→ OBJECTIVE
In the listing that follows, the range to quote begins at the line that has "Reproduce this chart with Chart.js." and ends after the line that has "const gridDark = '#2a2a2a';"; quote it verbatim and add nothing.

→ GIVEN ENTRIES
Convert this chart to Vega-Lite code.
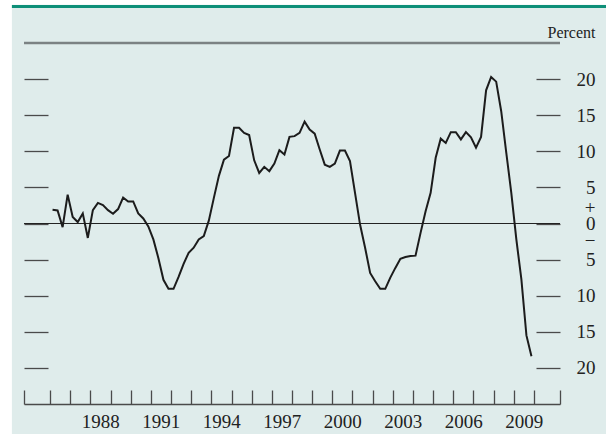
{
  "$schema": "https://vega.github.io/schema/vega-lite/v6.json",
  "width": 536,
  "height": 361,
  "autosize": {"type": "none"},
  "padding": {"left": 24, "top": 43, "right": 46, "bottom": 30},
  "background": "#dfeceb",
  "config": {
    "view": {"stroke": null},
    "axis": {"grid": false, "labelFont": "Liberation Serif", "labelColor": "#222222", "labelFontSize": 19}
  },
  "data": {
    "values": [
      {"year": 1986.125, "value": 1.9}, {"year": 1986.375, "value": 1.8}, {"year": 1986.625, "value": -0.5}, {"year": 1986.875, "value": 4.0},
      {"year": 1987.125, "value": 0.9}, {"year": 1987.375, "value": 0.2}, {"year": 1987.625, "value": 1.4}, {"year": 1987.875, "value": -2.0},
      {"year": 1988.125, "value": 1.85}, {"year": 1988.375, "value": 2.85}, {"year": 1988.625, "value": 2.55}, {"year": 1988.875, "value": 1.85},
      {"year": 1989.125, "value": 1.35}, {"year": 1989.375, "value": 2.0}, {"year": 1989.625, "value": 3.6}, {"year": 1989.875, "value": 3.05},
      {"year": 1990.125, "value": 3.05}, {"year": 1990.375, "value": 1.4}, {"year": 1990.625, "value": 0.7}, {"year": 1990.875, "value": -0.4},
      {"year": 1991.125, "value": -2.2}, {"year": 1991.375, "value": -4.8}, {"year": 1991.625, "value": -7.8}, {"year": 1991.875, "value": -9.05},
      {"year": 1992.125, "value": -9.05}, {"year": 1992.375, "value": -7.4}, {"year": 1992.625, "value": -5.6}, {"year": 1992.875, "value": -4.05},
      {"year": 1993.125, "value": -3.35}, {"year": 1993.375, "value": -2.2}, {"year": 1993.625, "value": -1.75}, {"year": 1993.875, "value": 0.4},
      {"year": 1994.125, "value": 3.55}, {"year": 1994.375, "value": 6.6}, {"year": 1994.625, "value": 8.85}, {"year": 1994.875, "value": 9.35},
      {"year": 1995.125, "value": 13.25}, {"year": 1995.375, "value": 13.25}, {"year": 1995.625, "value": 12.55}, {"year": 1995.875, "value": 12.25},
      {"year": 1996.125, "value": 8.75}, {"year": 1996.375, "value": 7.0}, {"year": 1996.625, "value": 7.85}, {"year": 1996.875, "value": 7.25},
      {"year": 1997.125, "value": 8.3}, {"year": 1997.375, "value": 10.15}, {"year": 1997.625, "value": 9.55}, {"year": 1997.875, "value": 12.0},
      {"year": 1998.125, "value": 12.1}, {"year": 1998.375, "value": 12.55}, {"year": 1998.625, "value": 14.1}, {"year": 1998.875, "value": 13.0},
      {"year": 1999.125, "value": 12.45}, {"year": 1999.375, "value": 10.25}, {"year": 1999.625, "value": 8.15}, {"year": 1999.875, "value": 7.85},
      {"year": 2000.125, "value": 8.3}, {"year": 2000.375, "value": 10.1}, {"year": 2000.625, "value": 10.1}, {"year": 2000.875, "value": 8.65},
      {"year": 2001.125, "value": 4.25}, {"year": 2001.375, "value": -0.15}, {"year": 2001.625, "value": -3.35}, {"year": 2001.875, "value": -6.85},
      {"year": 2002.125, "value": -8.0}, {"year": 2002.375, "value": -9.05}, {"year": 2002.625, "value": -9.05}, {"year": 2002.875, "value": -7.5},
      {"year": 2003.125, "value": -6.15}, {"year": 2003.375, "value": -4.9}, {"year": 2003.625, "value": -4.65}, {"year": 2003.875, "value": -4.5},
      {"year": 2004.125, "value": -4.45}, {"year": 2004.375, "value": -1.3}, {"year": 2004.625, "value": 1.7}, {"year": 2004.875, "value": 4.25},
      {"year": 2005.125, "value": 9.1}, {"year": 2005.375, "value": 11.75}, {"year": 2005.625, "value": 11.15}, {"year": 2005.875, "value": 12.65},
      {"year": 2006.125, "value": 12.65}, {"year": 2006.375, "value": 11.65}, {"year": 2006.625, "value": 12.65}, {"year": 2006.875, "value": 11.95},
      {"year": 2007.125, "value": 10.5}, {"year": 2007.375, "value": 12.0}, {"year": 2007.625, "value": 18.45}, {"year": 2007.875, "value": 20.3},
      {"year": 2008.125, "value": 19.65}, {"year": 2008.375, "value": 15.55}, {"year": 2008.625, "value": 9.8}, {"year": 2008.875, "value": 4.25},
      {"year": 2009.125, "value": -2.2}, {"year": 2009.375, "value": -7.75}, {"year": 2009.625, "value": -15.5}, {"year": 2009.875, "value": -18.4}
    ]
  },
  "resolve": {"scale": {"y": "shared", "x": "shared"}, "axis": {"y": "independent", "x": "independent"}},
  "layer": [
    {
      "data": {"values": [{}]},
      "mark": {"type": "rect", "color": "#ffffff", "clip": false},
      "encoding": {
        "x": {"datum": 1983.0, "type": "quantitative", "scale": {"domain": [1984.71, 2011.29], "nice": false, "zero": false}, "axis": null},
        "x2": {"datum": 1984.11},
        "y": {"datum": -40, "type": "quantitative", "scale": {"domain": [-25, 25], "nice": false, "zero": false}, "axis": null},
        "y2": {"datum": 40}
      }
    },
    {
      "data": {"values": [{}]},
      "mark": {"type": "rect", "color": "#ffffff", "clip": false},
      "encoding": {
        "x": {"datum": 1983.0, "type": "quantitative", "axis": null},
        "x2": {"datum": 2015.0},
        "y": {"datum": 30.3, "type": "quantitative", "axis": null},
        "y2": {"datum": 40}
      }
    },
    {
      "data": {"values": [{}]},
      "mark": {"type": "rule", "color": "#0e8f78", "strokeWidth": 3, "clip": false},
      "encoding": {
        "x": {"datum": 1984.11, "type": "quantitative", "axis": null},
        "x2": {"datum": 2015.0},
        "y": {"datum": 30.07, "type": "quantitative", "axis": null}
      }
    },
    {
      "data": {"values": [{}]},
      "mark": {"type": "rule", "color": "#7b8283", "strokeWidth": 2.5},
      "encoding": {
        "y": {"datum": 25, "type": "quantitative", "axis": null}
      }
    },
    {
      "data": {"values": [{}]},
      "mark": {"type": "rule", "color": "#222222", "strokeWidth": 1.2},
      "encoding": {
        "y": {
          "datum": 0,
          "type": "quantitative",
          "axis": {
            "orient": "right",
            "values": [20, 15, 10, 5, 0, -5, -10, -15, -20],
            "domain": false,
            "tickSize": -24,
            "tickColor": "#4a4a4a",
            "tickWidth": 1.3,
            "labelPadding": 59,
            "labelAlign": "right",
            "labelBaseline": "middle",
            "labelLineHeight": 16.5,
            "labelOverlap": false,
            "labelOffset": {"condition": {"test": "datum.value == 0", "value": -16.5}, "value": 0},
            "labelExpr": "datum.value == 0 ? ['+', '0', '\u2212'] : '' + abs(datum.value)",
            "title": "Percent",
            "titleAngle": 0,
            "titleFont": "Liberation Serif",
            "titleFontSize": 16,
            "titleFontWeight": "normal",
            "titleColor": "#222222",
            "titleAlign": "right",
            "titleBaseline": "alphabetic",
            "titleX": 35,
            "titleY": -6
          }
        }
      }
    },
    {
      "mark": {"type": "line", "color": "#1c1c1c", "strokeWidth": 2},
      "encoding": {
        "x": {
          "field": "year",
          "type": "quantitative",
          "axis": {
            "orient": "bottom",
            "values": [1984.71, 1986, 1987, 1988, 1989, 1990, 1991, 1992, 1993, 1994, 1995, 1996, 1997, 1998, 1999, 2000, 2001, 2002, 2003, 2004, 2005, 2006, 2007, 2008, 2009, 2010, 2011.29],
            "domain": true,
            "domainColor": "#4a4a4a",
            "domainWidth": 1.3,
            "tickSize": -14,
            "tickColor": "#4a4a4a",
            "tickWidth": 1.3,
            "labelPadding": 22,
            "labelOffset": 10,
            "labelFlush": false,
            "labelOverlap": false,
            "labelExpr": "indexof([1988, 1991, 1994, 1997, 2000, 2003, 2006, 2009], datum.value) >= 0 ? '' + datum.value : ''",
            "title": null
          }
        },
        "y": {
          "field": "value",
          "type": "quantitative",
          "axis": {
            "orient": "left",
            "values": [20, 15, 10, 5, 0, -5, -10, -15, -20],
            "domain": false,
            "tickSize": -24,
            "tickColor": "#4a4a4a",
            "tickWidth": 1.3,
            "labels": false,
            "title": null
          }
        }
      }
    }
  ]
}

...

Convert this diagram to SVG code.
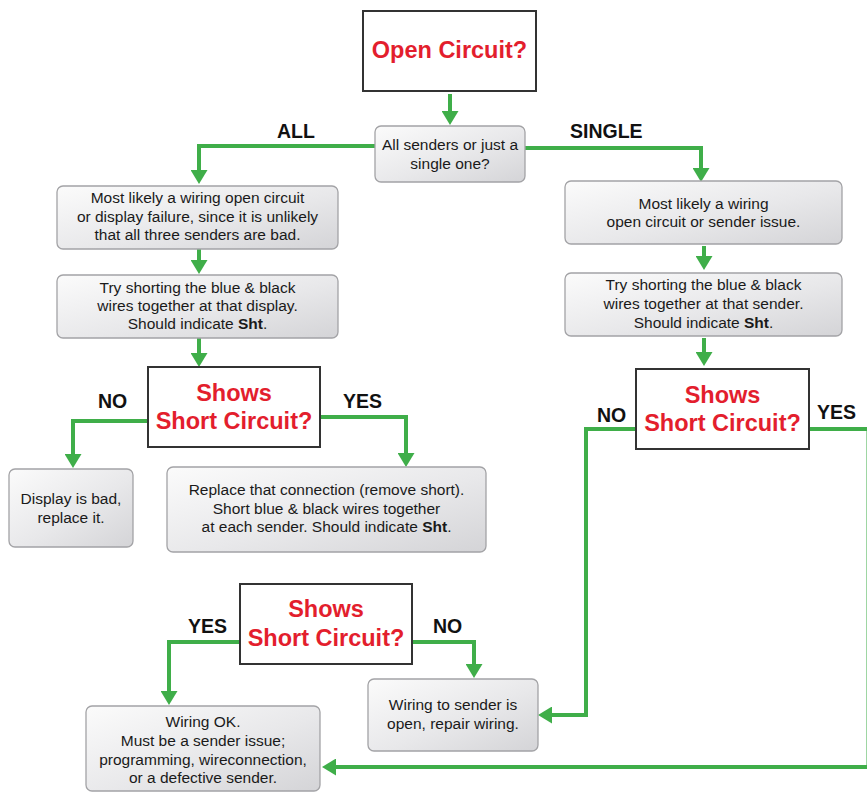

...

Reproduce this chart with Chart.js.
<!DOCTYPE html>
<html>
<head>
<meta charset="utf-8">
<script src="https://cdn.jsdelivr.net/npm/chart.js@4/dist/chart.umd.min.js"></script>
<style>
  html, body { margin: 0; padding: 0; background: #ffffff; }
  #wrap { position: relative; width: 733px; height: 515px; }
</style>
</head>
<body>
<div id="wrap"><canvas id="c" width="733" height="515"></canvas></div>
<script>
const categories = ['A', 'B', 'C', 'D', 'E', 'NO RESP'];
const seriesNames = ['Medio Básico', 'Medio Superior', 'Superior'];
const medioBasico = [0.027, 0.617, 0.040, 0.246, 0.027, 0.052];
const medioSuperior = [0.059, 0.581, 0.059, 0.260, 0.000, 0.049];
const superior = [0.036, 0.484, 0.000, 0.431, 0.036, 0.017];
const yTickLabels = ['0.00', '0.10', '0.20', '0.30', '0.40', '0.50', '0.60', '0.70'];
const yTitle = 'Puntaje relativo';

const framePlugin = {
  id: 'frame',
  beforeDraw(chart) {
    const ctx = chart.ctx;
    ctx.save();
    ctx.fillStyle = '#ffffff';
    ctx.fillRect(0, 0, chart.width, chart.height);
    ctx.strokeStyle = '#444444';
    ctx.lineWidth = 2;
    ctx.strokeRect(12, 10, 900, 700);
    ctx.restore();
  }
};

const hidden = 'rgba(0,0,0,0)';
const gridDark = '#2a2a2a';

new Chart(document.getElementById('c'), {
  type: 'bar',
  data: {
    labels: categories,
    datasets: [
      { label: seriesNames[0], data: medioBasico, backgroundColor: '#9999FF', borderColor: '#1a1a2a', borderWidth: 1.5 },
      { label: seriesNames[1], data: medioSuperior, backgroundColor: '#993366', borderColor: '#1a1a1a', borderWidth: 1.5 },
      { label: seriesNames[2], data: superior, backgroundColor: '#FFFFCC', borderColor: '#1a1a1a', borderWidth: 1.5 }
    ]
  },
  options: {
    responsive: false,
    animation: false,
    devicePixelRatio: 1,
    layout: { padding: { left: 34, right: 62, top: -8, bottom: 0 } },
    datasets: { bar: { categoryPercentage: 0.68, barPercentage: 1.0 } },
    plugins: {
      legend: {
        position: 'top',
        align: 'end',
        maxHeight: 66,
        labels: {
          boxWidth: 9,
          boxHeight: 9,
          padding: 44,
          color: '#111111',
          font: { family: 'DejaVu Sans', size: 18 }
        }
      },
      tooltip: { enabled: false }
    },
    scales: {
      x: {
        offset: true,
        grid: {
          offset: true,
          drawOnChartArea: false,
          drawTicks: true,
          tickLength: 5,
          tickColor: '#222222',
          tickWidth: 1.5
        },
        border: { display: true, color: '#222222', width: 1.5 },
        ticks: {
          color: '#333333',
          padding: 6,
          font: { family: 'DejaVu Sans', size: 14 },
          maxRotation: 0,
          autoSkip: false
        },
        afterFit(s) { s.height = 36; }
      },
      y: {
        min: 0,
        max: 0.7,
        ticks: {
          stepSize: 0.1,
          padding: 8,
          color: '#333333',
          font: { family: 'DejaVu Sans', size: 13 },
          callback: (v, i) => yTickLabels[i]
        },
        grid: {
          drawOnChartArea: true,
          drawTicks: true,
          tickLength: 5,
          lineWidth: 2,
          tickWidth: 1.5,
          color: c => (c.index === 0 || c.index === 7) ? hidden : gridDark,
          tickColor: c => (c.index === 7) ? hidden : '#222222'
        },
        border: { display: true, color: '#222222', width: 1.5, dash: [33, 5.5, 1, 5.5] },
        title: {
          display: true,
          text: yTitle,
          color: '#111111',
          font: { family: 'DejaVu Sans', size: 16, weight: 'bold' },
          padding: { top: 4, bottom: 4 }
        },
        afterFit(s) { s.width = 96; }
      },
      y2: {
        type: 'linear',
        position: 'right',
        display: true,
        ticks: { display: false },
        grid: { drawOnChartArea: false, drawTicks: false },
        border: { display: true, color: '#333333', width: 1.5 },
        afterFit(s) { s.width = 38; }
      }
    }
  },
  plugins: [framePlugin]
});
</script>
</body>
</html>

→ CORRECT OUTPUT
Reproduce this chart with Chart.js.
<!DOCTYPE html>
<html>
<head>
<meta charset="utf-8">
<script src="https://cdn.jsdelivr.net/npm/chart.js@4/dist/chart.umd.min.js"></script>
<style>
  html, body { margin: 0; padding: 0; background: #ffffff; }
  #wrap { position: relative; width: 733px; height: 515px; }
</style>
</head>
<body>
<div id="wrap"><canvas id="c" width="733" height="515"></canvas></div>
<script>
const categories = ['A', 'B', 'C', 'D', 'E', 'NO RESP'];
const seriesNames = ['Medio Básico', 'Medio Superior', 'Superior'];
const medioBasico = [0.027, 0.617, 0.040, 0.246, 0.027, 0.052];
const medioSuperior = [0.059, 0.581, 0.059, 0.260, 0.000, 0.049];
const superior = [0.036, 0.484, 0.000, 0.431, 0.036, 0.017];
const yTickLabels = ['0.00', '0.10', '0.20', '0.30', '0.40', '0.50', '0.60', '0.70'];
const yTitle = 'Puntaje relativo';

const framePlugin = {
  id: 'frame',
  beforeDraw(chart) {
    const ctx = chart.ctx;
    ctx.save();
    ctx.fillStyle = '#ffffff';
    ctx.fillRect(0, 0, chart.width, chart.height);
    ctx.strokeStyle = '#444444';
    ctx.lineWidth = 2;
    ctx.strokeRect(12, 10, 900, 700);
    ctx.restore();
  }
};

const hidden = 'rgba(0,0,0,0)';
const gridDark = '#2a2a2a';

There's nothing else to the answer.